Mahārāsa Manjūṣa: Sacred Poetry of the Divine Dance provides translation and scholarly commentary of Nandadāsa’s five chapters of rasa-lila, collectively known as the rāsapañcādhyayī.
In the Vaiṣṇava tradition propounded by Vallabhācārya, Nandadāsa is considered to be one of the eight devotional poets, whose compositions are exquisitely detailed with description of both Kṛṣṇa’s cosmic form and his divine play. This gradually developed into a distinctive style of performing art, havelī-saṅgīta, which is practiced even today. Mahārāsa Manjūṣa: Sacred Poetry of the Divine Dance brings out the poetics, narrative style, and idiosyncrasies of the recitation of devotional poems from the region of Vraja in the 16th Century.
An exquisite specimen of devotional poetics, Nandadāsa’s Rasapancadhyayi is a Braja-Bhāṣā rendition of the Bhāgavata’s quintet of Mahārāsa written in Sanskrit verse. The Bhāgavata is one of the most beloved texts of Kṛṣṇa-devotional traditions and the foundational scripture of Braja Vaiṣṇavism and its five chapters describing the divine dance illustrate the ecstatic fruit of devotion.

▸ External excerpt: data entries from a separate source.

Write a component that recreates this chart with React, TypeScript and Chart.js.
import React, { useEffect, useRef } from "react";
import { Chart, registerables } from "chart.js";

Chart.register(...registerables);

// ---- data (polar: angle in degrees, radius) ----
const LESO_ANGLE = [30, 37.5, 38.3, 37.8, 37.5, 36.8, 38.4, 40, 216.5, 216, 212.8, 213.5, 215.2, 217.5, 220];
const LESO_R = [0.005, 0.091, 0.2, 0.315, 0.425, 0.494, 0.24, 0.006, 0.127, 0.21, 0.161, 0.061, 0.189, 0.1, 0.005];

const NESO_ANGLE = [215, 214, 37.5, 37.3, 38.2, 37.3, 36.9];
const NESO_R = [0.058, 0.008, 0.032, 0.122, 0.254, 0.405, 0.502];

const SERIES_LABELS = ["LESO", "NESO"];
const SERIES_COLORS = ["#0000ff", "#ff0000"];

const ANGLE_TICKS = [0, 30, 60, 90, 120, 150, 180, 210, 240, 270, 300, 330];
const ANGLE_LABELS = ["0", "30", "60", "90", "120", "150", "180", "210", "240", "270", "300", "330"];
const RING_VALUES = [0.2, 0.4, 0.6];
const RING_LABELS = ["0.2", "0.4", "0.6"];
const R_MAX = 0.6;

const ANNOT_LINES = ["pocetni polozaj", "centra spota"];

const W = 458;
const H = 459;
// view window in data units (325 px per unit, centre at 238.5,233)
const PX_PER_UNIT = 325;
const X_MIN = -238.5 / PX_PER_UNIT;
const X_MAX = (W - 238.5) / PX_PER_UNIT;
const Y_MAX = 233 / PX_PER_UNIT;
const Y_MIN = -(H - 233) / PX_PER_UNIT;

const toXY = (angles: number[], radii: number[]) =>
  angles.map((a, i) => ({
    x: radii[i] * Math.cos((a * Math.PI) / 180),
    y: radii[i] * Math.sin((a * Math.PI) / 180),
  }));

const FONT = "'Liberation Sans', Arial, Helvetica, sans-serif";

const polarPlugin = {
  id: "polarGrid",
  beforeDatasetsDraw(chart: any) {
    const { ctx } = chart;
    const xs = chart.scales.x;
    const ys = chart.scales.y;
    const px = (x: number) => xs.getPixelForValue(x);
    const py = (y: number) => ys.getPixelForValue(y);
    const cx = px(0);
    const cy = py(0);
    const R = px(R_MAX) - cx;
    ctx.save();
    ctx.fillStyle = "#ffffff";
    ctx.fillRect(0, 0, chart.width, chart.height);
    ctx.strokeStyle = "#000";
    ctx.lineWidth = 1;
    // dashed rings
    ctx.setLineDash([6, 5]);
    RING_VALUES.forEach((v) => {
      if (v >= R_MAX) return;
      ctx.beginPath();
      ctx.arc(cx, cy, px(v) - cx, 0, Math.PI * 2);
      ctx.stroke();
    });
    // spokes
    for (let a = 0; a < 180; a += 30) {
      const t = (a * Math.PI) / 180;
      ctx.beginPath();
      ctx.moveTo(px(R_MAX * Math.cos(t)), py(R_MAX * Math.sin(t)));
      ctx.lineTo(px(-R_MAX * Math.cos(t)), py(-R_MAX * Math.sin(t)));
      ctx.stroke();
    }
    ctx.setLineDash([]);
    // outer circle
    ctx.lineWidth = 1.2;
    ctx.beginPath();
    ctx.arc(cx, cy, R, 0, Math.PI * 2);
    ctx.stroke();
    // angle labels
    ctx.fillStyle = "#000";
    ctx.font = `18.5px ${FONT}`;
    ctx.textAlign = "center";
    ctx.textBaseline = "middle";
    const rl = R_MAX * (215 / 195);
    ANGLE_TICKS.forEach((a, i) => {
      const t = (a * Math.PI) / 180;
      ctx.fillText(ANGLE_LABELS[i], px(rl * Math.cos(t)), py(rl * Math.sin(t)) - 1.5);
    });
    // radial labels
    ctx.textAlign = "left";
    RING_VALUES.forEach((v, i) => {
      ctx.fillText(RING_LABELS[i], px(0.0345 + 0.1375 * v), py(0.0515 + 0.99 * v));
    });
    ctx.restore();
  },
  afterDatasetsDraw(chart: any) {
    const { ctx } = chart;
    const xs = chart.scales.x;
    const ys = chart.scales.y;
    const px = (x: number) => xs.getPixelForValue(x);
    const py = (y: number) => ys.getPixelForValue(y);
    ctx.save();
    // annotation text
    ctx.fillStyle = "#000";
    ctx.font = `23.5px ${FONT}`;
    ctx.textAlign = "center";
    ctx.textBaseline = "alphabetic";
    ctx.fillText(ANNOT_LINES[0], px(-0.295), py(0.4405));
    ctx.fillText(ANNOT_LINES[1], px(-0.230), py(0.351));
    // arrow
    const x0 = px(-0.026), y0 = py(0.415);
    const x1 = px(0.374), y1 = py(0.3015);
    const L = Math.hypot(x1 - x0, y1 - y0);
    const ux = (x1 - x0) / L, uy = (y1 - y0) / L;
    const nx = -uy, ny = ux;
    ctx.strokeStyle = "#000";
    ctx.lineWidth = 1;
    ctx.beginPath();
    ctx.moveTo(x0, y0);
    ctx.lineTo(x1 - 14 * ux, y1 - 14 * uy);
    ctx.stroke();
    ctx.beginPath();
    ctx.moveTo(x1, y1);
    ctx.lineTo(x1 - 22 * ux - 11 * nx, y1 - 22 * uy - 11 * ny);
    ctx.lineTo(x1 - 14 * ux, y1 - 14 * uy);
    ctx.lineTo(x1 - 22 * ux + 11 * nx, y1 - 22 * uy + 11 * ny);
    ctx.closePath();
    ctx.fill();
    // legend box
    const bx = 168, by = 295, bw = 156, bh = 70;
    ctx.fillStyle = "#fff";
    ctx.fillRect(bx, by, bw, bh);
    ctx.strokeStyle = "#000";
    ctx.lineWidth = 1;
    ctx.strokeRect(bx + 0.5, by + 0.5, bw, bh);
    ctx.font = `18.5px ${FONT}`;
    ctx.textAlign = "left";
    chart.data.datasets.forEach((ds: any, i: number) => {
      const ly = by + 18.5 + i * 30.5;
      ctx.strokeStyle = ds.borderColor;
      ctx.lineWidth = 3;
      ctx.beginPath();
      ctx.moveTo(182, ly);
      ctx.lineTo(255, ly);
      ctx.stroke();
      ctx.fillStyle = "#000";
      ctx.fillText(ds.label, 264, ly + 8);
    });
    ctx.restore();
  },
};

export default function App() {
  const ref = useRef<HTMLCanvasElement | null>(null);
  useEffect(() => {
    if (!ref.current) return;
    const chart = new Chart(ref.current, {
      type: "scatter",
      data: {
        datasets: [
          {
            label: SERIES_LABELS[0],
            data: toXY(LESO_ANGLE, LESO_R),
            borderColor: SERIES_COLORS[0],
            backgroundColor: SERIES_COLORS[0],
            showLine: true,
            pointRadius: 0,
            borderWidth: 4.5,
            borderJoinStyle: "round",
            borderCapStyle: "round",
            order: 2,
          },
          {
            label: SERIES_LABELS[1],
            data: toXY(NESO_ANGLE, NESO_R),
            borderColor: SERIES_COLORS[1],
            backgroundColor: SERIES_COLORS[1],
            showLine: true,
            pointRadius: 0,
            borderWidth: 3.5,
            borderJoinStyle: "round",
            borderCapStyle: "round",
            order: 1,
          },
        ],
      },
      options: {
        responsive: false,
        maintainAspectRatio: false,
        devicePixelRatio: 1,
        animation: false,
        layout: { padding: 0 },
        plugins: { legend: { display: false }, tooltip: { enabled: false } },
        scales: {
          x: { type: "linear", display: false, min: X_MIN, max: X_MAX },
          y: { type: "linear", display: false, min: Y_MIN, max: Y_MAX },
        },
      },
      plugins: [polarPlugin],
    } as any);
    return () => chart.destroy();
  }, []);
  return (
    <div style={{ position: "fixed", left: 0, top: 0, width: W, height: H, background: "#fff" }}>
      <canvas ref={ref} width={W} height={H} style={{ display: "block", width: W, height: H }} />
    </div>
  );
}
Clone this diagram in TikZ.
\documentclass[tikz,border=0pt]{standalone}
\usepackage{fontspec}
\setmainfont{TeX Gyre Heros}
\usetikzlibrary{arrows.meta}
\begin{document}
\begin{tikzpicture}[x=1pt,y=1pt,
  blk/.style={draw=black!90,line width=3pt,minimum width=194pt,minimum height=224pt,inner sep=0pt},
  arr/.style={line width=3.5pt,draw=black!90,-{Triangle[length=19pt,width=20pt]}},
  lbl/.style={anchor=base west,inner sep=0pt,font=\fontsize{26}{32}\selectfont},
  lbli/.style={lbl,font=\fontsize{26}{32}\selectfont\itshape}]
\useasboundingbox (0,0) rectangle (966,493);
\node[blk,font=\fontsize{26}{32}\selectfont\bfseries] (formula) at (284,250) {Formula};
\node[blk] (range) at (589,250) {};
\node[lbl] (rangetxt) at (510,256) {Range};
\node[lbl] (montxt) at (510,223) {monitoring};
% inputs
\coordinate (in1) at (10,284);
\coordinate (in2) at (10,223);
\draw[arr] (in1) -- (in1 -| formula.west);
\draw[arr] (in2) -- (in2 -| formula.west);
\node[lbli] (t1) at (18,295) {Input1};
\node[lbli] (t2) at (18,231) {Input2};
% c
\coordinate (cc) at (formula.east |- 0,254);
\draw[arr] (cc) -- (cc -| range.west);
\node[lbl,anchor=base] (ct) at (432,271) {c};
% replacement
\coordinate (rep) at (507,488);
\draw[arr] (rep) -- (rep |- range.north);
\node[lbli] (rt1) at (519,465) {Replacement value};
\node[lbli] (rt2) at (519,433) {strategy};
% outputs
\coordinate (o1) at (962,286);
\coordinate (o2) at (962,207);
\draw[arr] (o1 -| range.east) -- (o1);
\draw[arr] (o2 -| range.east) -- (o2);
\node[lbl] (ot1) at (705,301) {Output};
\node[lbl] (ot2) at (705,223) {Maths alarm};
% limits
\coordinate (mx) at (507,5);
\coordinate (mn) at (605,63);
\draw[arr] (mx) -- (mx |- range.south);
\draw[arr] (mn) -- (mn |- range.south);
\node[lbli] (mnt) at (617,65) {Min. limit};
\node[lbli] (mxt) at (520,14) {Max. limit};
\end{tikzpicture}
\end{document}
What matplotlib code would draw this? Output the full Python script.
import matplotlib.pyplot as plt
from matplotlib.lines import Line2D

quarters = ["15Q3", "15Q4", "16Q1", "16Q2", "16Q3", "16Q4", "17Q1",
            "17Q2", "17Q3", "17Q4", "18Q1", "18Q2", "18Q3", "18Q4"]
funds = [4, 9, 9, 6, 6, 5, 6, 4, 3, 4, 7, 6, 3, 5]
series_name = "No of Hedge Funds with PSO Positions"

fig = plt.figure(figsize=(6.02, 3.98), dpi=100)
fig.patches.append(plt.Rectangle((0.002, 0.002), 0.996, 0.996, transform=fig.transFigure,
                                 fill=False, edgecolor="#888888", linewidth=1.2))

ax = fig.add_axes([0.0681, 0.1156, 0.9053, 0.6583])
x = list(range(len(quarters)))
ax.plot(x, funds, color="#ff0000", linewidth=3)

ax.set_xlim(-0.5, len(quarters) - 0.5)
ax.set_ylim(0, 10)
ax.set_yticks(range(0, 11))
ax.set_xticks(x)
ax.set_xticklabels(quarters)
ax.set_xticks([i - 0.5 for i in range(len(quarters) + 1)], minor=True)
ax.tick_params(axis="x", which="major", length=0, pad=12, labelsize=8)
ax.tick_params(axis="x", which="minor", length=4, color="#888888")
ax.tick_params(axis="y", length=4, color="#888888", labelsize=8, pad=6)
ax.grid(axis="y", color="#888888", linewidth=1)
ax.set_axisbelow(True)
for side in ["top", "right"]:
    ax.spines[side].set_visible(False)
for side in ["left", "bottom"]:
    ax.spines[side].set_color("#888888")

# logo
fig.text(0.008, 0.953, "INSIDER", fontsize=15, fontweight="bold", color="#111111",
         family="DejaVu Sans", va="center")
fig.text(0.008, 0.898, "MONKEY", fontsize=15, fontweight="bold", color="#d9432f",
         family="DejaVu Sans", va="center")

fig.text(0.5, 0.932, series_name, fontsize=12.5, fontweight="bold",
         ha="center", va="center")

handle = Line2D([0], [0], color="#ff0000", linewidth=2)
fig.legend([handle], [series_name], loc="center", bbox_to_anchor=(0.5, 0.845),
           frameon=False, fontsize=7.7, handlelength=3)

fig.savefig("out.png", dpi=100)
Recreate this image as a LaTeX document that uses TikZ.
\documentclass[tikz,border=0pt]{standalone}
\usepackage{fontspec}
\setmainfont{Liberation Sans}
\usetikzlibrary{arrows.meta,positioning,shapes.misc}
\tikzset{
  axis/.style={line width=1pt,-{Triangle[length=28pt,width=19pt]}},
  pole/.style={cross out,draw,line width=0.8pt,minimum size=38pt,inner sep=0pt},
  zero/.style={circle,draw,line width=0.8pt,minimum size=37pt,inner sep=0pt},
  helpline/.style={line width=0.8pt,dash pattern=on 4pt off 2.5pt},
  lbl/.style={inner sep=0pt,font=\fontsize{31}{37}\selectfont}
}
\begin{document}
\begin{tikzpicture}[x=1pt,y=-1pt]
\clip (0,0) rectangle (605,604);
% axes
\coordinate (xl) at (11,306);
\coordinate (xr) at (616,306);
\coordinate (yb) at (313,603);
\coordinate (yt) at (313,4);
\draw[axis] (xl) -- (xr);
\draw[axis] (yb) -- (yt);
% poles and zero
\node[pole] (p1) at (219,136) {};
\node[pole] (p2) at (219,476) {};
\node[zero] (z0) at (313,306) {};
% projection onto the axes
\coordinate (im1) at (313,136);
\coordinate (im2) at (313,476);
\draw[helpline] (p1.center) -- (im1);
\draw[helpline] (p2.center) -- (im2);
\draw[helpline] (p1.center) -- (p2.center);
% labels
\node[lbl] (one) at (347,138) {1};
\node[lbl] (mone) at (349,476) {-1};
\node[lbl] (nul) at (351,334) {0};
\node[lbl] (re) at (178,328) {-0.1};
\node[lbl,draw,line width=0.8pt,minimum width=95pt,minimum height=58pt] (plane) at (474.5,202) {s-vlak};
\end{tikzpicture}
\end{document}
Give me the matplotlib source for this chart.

Presenting a devotee’s execution of the Mahārāsa while examining its interpretative themes underpinned in the epistemology of Vallabhācārya, Mahārāsa Manjūṣa: Sacred Poetry of the Divine Dance offers an intensive view of the musical legacy, a devotee’s worshipful interactions, and Vedāntic foundations of the ecstatic devotion expressed by Nandadāsa. The introductory chapters provide first compendious study of the theo-aesthetic, epistemic, and liturgical framework of Puṣṭimārga’s orthopraxis that have fuelled this lyrical delivery. Enriched with annotations, the translations are literal while offering nuanced insights into the colloquial intricacies of Braja-Bhāṣā poetics and the cultural expressions of the Braja region.
EXPERT SCHOLARLY ANALYSIS: Prakriti Goswami is a doctoral candidate at Indiana University who studies the role of poetics, music, and aesthetics within Hinduism. Foreword author David Haberman is a professor of religious studies at Indiana University who has written multiple books on northern Indian religious traditions.
EDUCATION AID: Mahārāsa Manjūṣa: Sacred Poetry of the Divine Dance is a rich source of knowledge which can supplement academic coursework or provide guidance for independent study of Hinduism.
FIRST BOOK IN SERIES: This book is the first in a series of academic texts by the Bhaktivedanta Research Center, an academic institute which offers forums, conferences, courses, and other resources on Vaishnavism.